Identify every line in the records below that contains the word "with", and reproduce each one.
##### Entries supplied
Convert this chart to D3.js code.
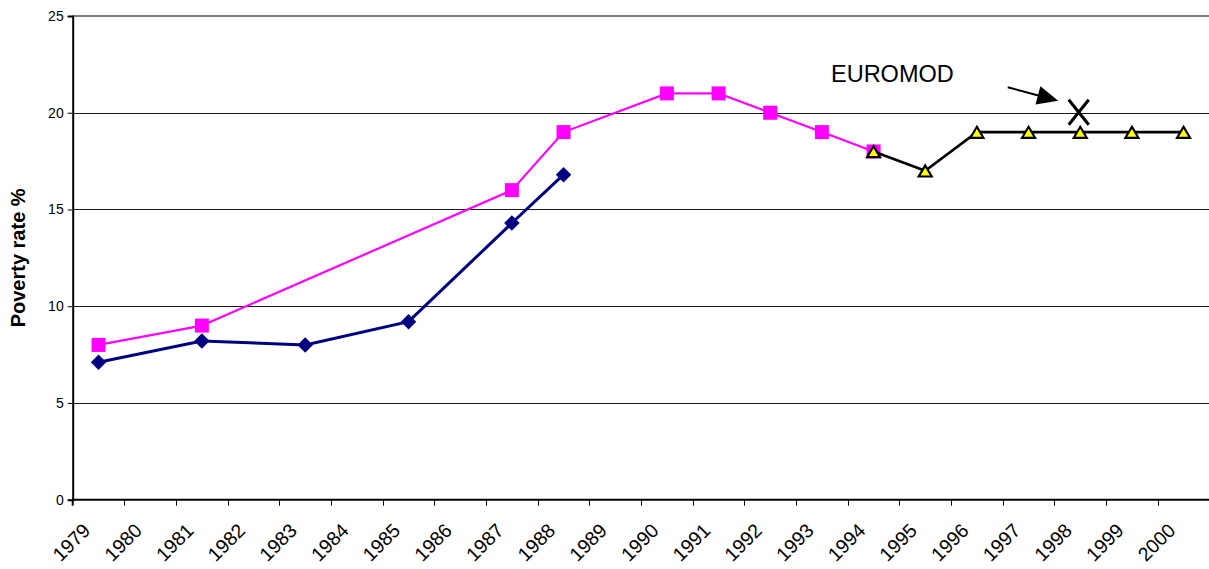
<!DOCTYPE html>
<html>
<head>
<meta charset="utf-8">
<script src="https://cdn.jsdelivr.net/npm/d3@7"></script>
<style>
  html, body { margin: 0; padding: 0; background: #fff; }
  svg { display: block; font-family: Arial, "Liberation Sans", sans-serif; }
</style>
</head>
<body>
<svg id="chart" width="1209" height="569"></svg>
<script>
// ---- data ----
const years = ["1979","1980","1981","1982","1983","1984","1985","1986","1987","1988","1989",
               "1990","1991","1992","1993","1994","1995","1996","1997","1998","1999","2000"];
const seriesNavy = [7.1, null, 8.2, null, 8.0, null, 9.2, null, 14.3, 16.8, null,
                    null, null, null, null, null, null, null, null, null, null, null];
const seriesPink = [8.0, null, 9.0, null, null, null, null, null, 16.0, 19.0, null,
                    21.0, 21.0, 20.0, 19.0, 18.0, null, null, null, null, null, null];
const seriesBlack = [null, null, null, null, null, null, null, null, null, null, null,
                     null, null, null, null, 18.0, 17.0, 19.0, 19.0, 19.0, 19.0, 19.0];
const seriesEuromod = [null, null, null, null, null, null, null, null, null, null, null,
                       null, null, null, null, null, null, null, null, 20.0, null, null];
const yTicks = [0, 5, 10, 15, 20, 25];
const yTitle = "Poverty rate %";
const annotationText = "EUROMOD";

// ---- layout ----
const svg = d3.select("#chart");
const plotLeft = 72.7, plotRight = 1209.4, plotTop = 16, plotBottom = 499.7;

const x = d3.scaleBand().domain(years).range([plotLeft, plotRight]).padding(0);
const y = d3.scaleLinear().domain([0, 25]).range([plotBottom, plotTop]);
const cx = d => x(d) + x.bandwidth() / 2;

// gridlines
svg.append("g").selectAll("line")
  .data(yTicks.filter(t => t > 0 && t < 25))
  .join("line")
  .attr("x1", plotLeft).attr("x2", plotRight)
  .attr("y1", d => Math.round(y(d)) + 0.5).attr("y2", d => Math.round(y(d)) + 0.5)
  .attr("stroke", "#1a1a1a").attr("stroke-width", 1);

// top border
svg.append("line")
  .attr("x1", plotLeft).attr("x2", plotRight)
  .attr("y1", y(25)).attr("y2", y(25))
  .attr("stroke", "#808080").attr("stroke-width", 2);

// y axis
const yAxis = d3.axisLeft(y).tickValues(yTicks).tickSize(5).tickPadding(4);
const gy = svg.append("g").attr("transform", `translate(${plotLeft},0)`).call(yAxis);
gy.select(".domain").attr("stroke", "#000").attr("stroke-width", 2);
gy.selectAll(".tick line").attr("stroke", "#000");
gy.selectAll(".tick text").attr("font-size", 14).attr("fill", "#000")
  .attr("font-family", "Arial, 'Liberation Sans', sans-serif");

// x axis (ticks at category boundaries)
const gx = svg.append("g");
gx.append("line").attr("x1", plotLeft).attr("x2", plotRight)
  .attr("y1", plotBottom).attr("y2", plotBottom)
  .attr("stroke", "#000").attr("stroke-width", 2);
gx.selectAll("line.tk").data(years.concat(["__end"]))
  .join("line").attr("class", "tk")
  .attr("x1", d => d === "__end" ? Math.round(plotRight) + 0.5 : (d === years[0] ? plotLeft : Math.round(x(d)) + 0.5))
  .attr("x2", d => d === "__end" ? Math.round(plotRight) + 0.5 : (d === years[0] ? plotLeft : Math.round(x(d)) + 0.5))
  .attr("y1", plotBottom).attr("y2", plotBottom + 6)
  .attr("stroke", "#000").attr("stroke-width", d => d === years[0] ? 2 : 1);
gx.selectAll("text").data(years).join("text")
  .attr("transform", d => `translate(${cx(d) - 7},${plotBottom + 32}) rotate(-45)`)
  .attr("text-anchor", "end")
  .attr("font-size", 19.5)
  .attr("fill", "#000")
  .text(d => d);

// y title
svg.append("text")
  .attr("transform", `translate(25,${(plotTop + plotBottom) / 2}) rotate(-90)`)
  .attr("text-anchor", "middle")
  .attr("font-size", 20).attr("font-weight", "bold")
  .text(yTitle);

// series helpers
function pts(arr) { return years.map((yr, i) => ({ yr, v: arr[i] })).filter(p => p.v != null); }
const line = d3.line().x(p => cx(p.yr)).y(p => y(p.v));

// navy series
const navy = pts(seriesNavy);
svg.append("path").attr("d", line(navy)).attr("fill", "none")
  .attr("stroke", "#000080").attr("stroke-width", 3);
svg.append("g").selectAll("path").data(navy).join("path")
  .attr("d", d3.symbol(d3.symbolSquare, 120)())
  .attr("transform", p => `translate(${cx(p.yr)},${y(p.v)}) rotate(45)`)
  .attr("fill", "#000080");

// pink series
const pink = pts(seriesPink);
svg.append("path").attr("d", line(pink)).attr("fill", "none")
  .attr("stroke", "#FF00FF").attr("stroke-width", 2.2);
svg.append("g").selectAll("path").data(pink).join("path")
  .attr("d", d3.symbol(d3.symbolSquare, 196)())
  .attr("transform", p => `translate(${cx(p.yr)},${y(p.v)})`)
  .attr("fill", "#FF00FF");

// black series with yellow triangles
const blk = pts(seriesBlack);
svg.append("path").attr("d", line(blk)).attr("fill", "none")
  .attr("stroke", "#000").attr("stroke-width", 2.6);
svg.append("g").selectAll("path").data(blk).join("path")
  .attr("d", "M0,-5.8L6.5,5.2L-6.5,5.2Z")
  .attr("transform", p => `translate(${cx(p.yr)},${y(p.v) + 0.5})`)
  .attr("fill", "#FFFF00").attr("stroke", "#000").attr("stroke-width", 2.2)
  .attr("stroke-linejoin", "miter");

// EUROMOD X marker
const eu = pts(seriesEuromod);
svg.append("g").selectAll("path").data(eu).join("path")
  .attr("d", "M-10,-12.5L10,12.5M10,-12.5L-10,12.5")
  .attr("transform", p => `translate(${cx(p.yr) - 1.5},${y(p.v) - 0.5})`)
  .attr("stroke", "#000").attr("stroke-width", 3).attr("fill", "none");

// annotation text and arrow pointing at the EUROMOD point
const ex = cx(eu[0].yr), ey = y(eu[0].v);
svg.append("text").attr("x", 831).attr("y", 82).attr("font-size", 23.5).attr("fill", "#000")
  .text(annotationText);
const tip = [ex - 22, ey - 12];
const start = [ex - 72.5, ey - 25.5];
svg.append("line").attr("x1", start[0]).attr("y1", start[1])
  .attr("x2", tip[0] - 18).attr("y2", tip[1] - 4.8)
  .attr("stroke", "#000").attr("stroke-width", 2);
// arrowhead
const ang = Math.atan2(tip[1] - start[1], tip[0] - start[0]);
const hl = 21, hw = 9.5;
const bx = tip[0] - hl * Math.cos(ang), by = tip[1] - hl * Math.sin(ang);
svg.append("path")
  .attr("d", `M${tip[0]},${tip[1]}L${bx - hw * Math.sin(ang)},${by + hw * Math.cos(ang)}L${bx + hw * Math.sin(ang)},${by - hw * Math.cos(ang)}Z`)
  .attr("fill", "#000");
</script>
</body>
</html>
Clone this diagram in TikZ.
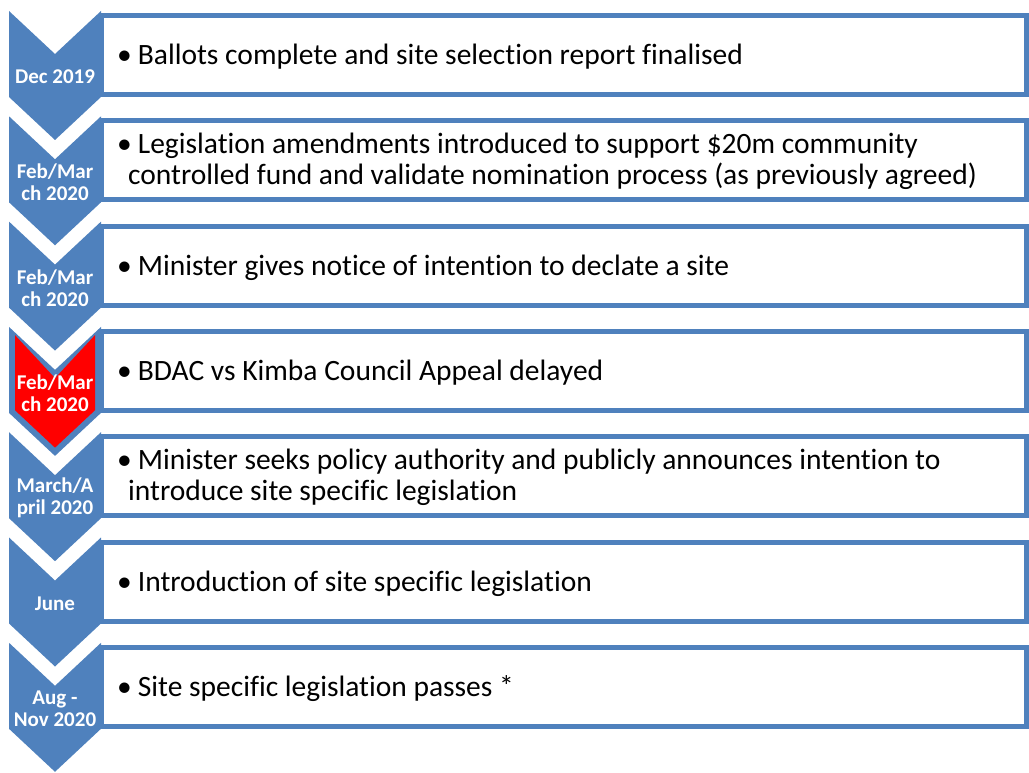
\documentclass[tikz,border=0pt]{standalone}
\usepackage{fontspec}
\setmainfont[Ligatures=NoCommon]{Carlito}
\definecolor{stepblue}{RGB}{79,129,189}
\definecolor{stepred}{RGB}{255,0,0}

% chevron with its top corners at height #1, pulled in by #2 on every side
\newcommand{\chevshape}[2]{%
  (9+#2,#1+1.37*#2)--(55,#1+43+1.37*#2)--(101-#2,#1+1.37*#2)--
  (101-#2,#1+86-0.44*#2)--(55,#1+129-1.37*#2)--(9+#2,#1+86-0.44*#2)--cycle}

\begin{document}
\begin{tikzpicture}[x=1pt,y=-1pt,
    itembox/.style={draw=stepblue,line width=5pt,fill=white},
    datelabel/.style={text=white,inner sep=0pt,align=center,
      font=\bfseries\fontsize{21}{22}\selectfont},
    itemlabel/.style={anchor=west,inner sep=0pt,align=left,
      font=\fontsize{29.5}{31}\selectfont}]

    \useasboundingbox(0,0)rectangle(1029,773);

    % boxes first, the chevrons sit on their left edges
    \foreach\i in{0,...,6}{
      \pgfmathsetmacro\T{11+105.3*\i}
      \draw[itembox](101,\T+4.5)rectangle(1026.5,\T+83.5);
      \fill[stepblue]\chevshape{\T}{0};
    }
    \fill[stepred]\chevshape{326.9}{6};

    \node[datelabel](date1)at(55,77){Dec 2019};
    \node[datelabel](date2)at(55,182){Feb/Mar\\ch 2020};
    \node[datelabel](date3)at(55,288){Feb/Mar\\ch 2020};
    \node[datelabel](date4)at(55,393){Feb/Mar\\ch 2020};
    \node[datelabel](date5)at(55,498){March/A\\pril 2020};
    \node[datelabel](date6)at(55,604){June};
    \node[datelabel](date7)at(55,709){Aug -\\Nov 2020};

    \node[itemlabel](item1)at(117,57){\textbullet\hspace{6pt}Ballots complete and site selection report finalised};
    \node[itemlabel](item2)at(117,161){\textbullet\hspace{6pt}Legislation amendments introduced to support \$20m community\\
      \hspace{11pt}controlled fund and validate nomination process (as previously agreed)};
    \node[itemlabel](item3)at(117,268){\textbullet\hspace{6pt}Minister gives notice of intention to declate a site};
    \node[itemlabel](item4)at(117,373){\textbullet\hspace{6pt}BDAC vs Kimba Council Appeal delayed};
    \node[itemlabel](item5)at(117,477){\textbullet\hspace{6pt}Minister seeks policy authority and publicly announces intention to\\
      \hspace{11pt}introduce site specific legislation};
    \node[itemlabel](item6)at(117,584){\textbullet\hspace{6pt}Introduction of site specific legislation};
    \node[itemlabel](item7)at(117,689){\textbullet\hspace{6pt}Site specific legislation passes *};
  \end{tikzpicture}
\end{document}
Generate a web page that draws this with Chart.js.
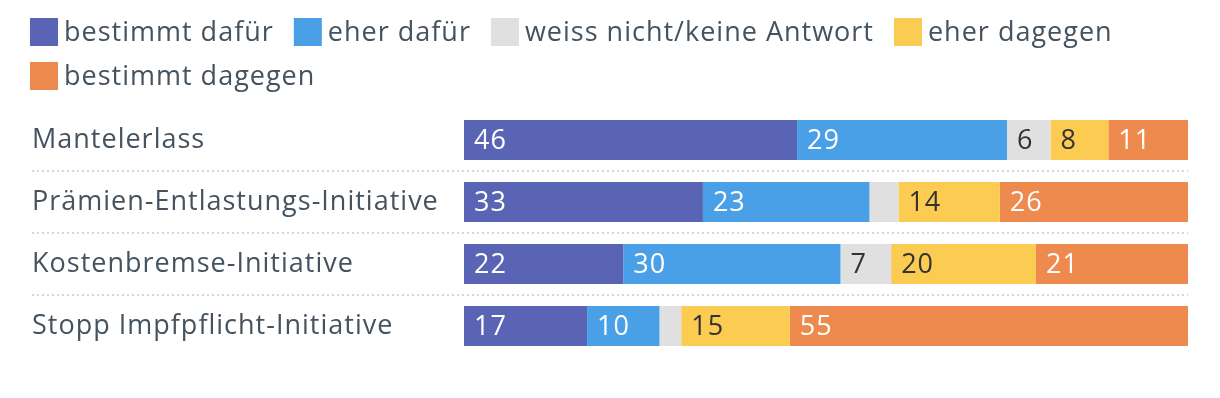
##########
Exercise result
// black series with yellow triangles
% chevron with its top corners at height #1, pulled in by #2 on every side
Generate a web page that draws this with Chart.js.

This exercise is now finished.